Analysts on average were expecting an adjusted profit of 56 cents a share on revenues of $11.6 billion, so Cisco barely bested profit estimates. In its first quarter ended in October, the San Jose, California-based company had provided what was viewed as weak second-quarter guidance of a 2 percent to 4 percent decline from a year ago thanks to slower spending by service providers. Shares fell the day after the report by 5 percent.

Today the investor reaction was generally more positive. Chief Executive Chuck Robbins (pictured) said in comments during the earnings conference call that he’s confident in the company’s strategy. But Cisco’s shares, which had risen about 1.6 percent in regular trading, to $32.82 a share, initially fell a little under 1 percent in trading after the market close.

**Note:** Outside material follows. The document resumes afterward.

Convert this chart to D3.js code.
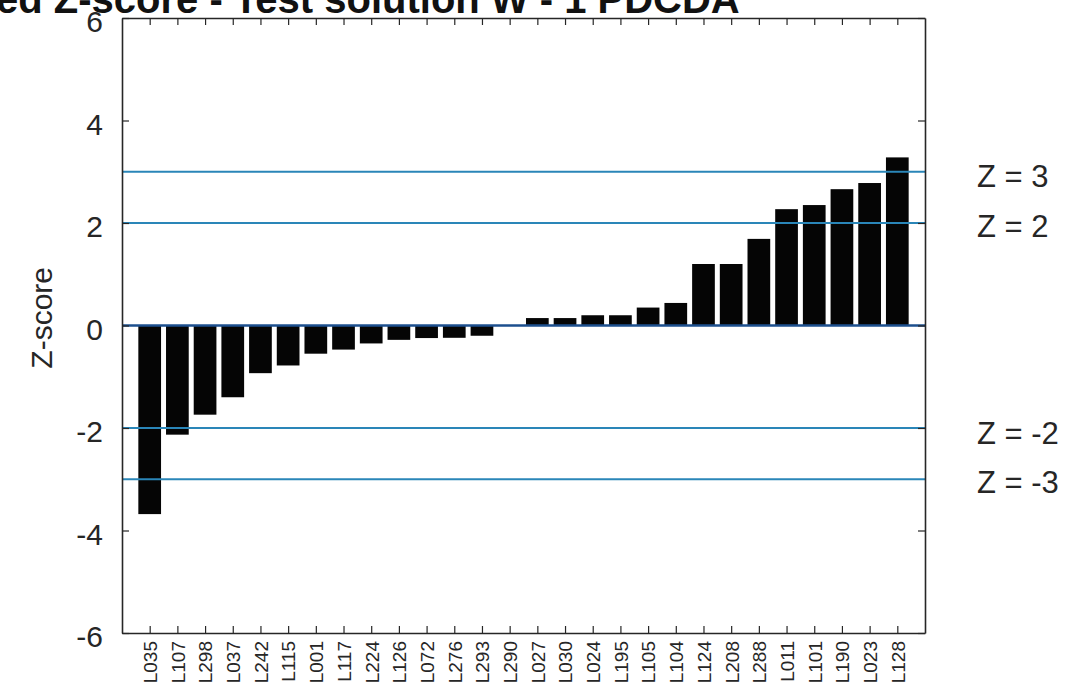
<!DOCTYPE html>
<html>
<head>
<meta charset="utf-8">
<script src="https://cdn.jsdelivr.net/npm/d3@7"></script>
<style>
  body { margin:0; background:#fff; }
  text { font-family: "Liberation Sans", Arial, sans-serif; }
</style>
</head>
<body>
<div class="chart_bar"></div>
<script>
// data
var categories = ["L035","L107","L298","L037","L242","L115","L001","L117","L224","L126",
  "L072","L276","L293","L290","L027","L030","L024","L195","L105","L104",
  "L124","L208","L288","L011","L101","L190","L023","L128"];
var zValues = [-3.68,-2.13,-1.74,-1.40,-0.93,-0.78,-0.55,-0.47,-0.35,-0.28,
  -0.245,-0.24,-0.20,0.0,0.145,0.145,0.20,0.20,0.35,0.44,
  1.20,1.20,1.69,2.27,2.35,2.66,2.78,3.28];
var yTicks = [-6,-4,-2,0,2,4,6];
var refLines = [3,2,-2,-3];
var refLabels = ["Z = 3","Z = 2","Z = -2","Z = -3"];
var refLabelAt = [2.92,1.94,-2.1,-3.05];

function mainChart(){
  var W = 1072, H = 690;
  var margin = {top:18, right:147, bottom:57, left:122}
    , width = W - margin.left - margin.right
    , height = H - margin.top - margin.bottom;
  var n = categories.length;
  var ink = "#262626";

  var svg = d3.select(".chart_bar").append("svg")
    .attr("width", W).attr("height", H);

  // title (its top is cut off by the picture edge, as in the original)
  svg.append("text")
    .attr("x", -4).attr("y", 13)
    .attr("font-size", "40px").attr("font-weight", "bold")
    .attr("fill", "#111")
    .text("ed Z-score - Test solution W - 1 PDCDA");

  var g = svg.append("g")
    .attr("transform", "translate(" + margin.left + "," + margin.top + ")");

  var xScale = d3.scaleLinear().domain([0, n + 1]).range([0, width]);
  var yScale = d3.scaleLinear().domain([-6, 6]).range([height, 0]);
  var barW = (xScale(1) - xScale(0)) * 0.82;

  // bars
  g.selectAll(".bar")
    .data(zValues)
    .enter().append("rect")
    .attr("class", "bar")
    .attr("x", function(d, i){ return xScale(i + 1) - barW / 2; })
    .attr("y", function(d){ return yScale(Math.max(0, d)); })
    .attr("width", barW)
    .attr("height", function(d){ return Math.abs(yScale(d) - yScale(0)); })
    .attr("fill", "#050505");

  // reference lines
  g.selectAll(".ref")
    .data(refLines)
    .enter().append("line")
    .attr("class", "ref")
    .attr("x1", 0).attr("x2", width)
    .attr("y1", function(d){ return yScale(d); })
    .attr("y2", function(d){ return yScale(d); })
    .attr("stroke", "#2a86b8").attr("stroke-width", 2);

  g.append("line")
    .attr("x1", 0).attr("x2", width)
    .attr("y1", yScale(0)).attr("y2", yScale(0))
    .attr("stroke", "#1c4f8e").attr("stroke-width", 2.5);

  // axes (box with inward ticks)
  var tickLen = 7;
  var xAxisBottom = g.append("g")
    .attr("class", "x axis")
    .attr("transform", "translate(0," + height + ")")
    .call(d3.axisBottom(xScale).tickValues(d3.range(1, n + 1))
      .tickSizeInner(-tickLen).tickSizeOuter(0).tickFormat(function(d){ return categories[d - 1]; }));
  xAxisBottom.selectAll("text")
    .attr("transform", "rotate(-90)")
    .attr("text-anchor", "end")
    .attr("x", -8).attr("y", 0).attr("dy", "0.36em")
    .attr("font-size", "19px").attr("fill", ink);

  g.append("g")
    .call(d3.axisTop(xScale).tickValues(d3.range(1, n + 1))
      .tickSizeInner(-tickLen).tickSizeOuter(0).tickFormat(""));

  var yAxis = g.append("g")
    .attr("class", "y axis")
    .call(d3.axisLeft(yScale).tickValues(yTicks)
      .tickSizeInner(-tickLen).tickSizeOuter(0).tickPadding(19)
      .tickFormat(function(d){ return String(d); }));
  yAxis.selectAll("text")
    .attr("dy", "0.46em")
    .attr("font-size", "30px").attr("fill", ink);

  g.append("g")
    .attr("transform", "translate(" + width + ",0)")
    .call(d3.axisRight(yScale).tickValues(yTicks)
      .tickSizeInner(-tickLen).tickSizeOuter(0).tickFormat(""));

  g.selectAll(".domain").attr("stroke", ink).attr("stroke-width", 1.6);
  g.selectAll(".tick line").attr("stroke", ink).attr("stroke-width", 1.2);

  // y label
  svg.append("text")
    .attr("transform", "translate(52," + (margin.top + yScale(0.15)) + ") rotate(-90)")
    .attr("text-anchor", "middle")
    .attr("font-size", "30px").attr("fill", ink)
    .text("Z-score");

  // Z labels on the right
  svg.selectAll(".zlab")
    .data(refLabels)
    .enter().append("text")
    .attr("class", "zlab")
    .attr("x", margin.left + width + 52)
    .attr("y", function(d, i){ return margin.top + yScale(refLabelAt[i]); })
    .attr("dy", "0.36em")
    .attr("font-size", "31px").attr("fill", ink)
    .text(function(d){ return d; });
}
mainChart();
</script>
</body>
</html>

Then after the conference call started, shares began rising again, by about 2 percent. The waffling reaction may stem from Cisco providing an improved but still tepid outlook for the third quarter, with revenues likely to range from flat to negative 2 percent and adjusted earnings coming in at 57 to 59 cents a share, the latter range bracketing analysts’ 58-cent forecast.

Although Cisco didn’t break out software revenues specifically, it’s clear that it needs to get its software business rolling, especially software as a service that brings in reliable, recurring revenues. Its networking business has seen declines for five quarters in a row now, with routing, switching and data center products down by 10 percent, 5 percent and 4 percent, respectively. Service provider revenue plunged again, by 41 percent.

On the positive side, security product revenues jumped 14 percent. Robbins said the company added more than 5,500 new security customers. Collaboration revenues rose 4 percent and wireless product revenues by 3 percent.

Cisco also said its deferred revenues, an indicator of its move toward software, rose 13 percent from a year ago, to $17.1 billion. In particular, deferred revenues from products rose 19 percent thanks largely to subscription-based services and software. “The key hurdle is whether the company can demonstrate its subscription and software focused strategy can work,” Barclays analyst Mark Moskowitz said in a note to clients. “Accelerating growth in deferred revenue is a suitable test.”

Still, some investors may be getting impatient with Robbins’ turnaround. “He needs some time to turn this beast around,” Forrester Research Inc. analyst Glenn O’Donnell told SiliconANGLE. “They gave him about a year, but he’ll need at least another and maybe more.His turnaround strategy is sound, but turning Cisco into a software company will not be easy.”

In late January, Cisco took another step into software with the surprise $3.7 billion acquisition of AppDynamics Inc., a maker of software to monitor the performance of business applications. A year ago, it also bought Internet of Things cloud platform developer Jasper Technologies Inc. for $1.4 billion.

But more are clearly coming. “The only way he can accelerate the transition to software is to do more acquisitions,” O’Donnell said. “AppDynamics was a good move, but he needs more and then he needs to prove Cisco actually can run as a software business.”

The company’s track record so far isn’t great, he said. “It entire culture needs to change and it needs a much different go-to-market approach.”